Crystal clear

Wires just a few nanometers thick are among the technologies that could lead to improvements in memory chips and high-resolution displays. The challenge, however, has been to assemble nanowires in regular patterns in order to build large numbers of devices such as transistors or diodes on a single chip. Babak Nikoobakht of the National Institute of Standards and Technology in Gaithersburg, Md., has now managed to grow nanowires exactly where they’re needed.

Nikoobakht first placed an orderly array of gold nanodroplets on a sapphire crystal surface. He then exposed the droplets to a hot gas of zinc oxide. The droplets acted as catalysts, each one spawning the growth of a zinc oxide crystal just 10 or 15 nm across.

The sapphire’s molecular structure made all the zinc oxide crystals grow on its surface in the same direction, which pushed the gold droplets along. With each nanodroplet acting “like a printer” on the sapphire’s surface, says Nikoobakht, the resulting zinc oxide trails formed a regular array of nanowires. Nikoobakht was able to fine-tune his process to make the nanowires grow to lengths of a few hundreds of nm to 50 microns.

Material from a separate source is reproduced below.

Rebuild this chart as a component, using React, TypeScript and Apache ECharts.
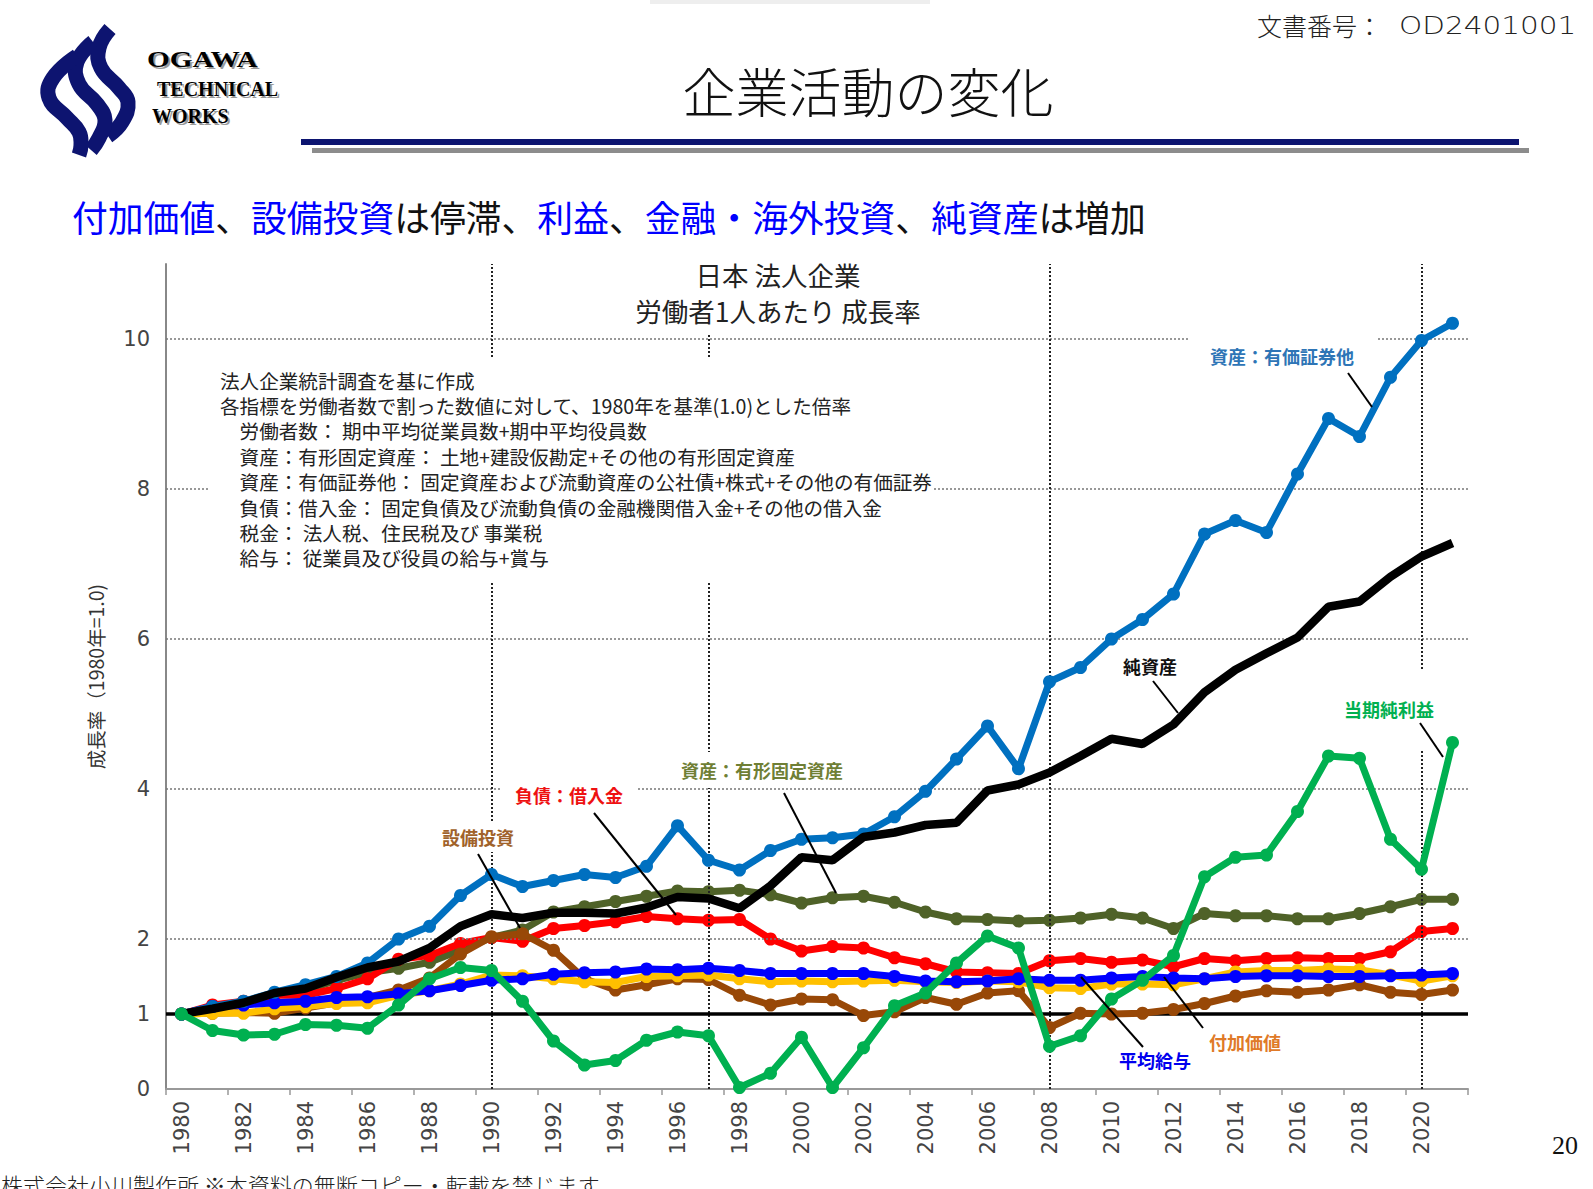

By adding layers of different materials, Nikoobakht was able to use the nanowires as building blocks for transistors and diodes, he reports in the Oct. 30 Chemistry of Materials. He says that the technique might be useful for imprinting high-density memory chips. Because zinc oxide is transparent but can also emit light, the nanowires could also work as components of transparent semiconducting displays, he says.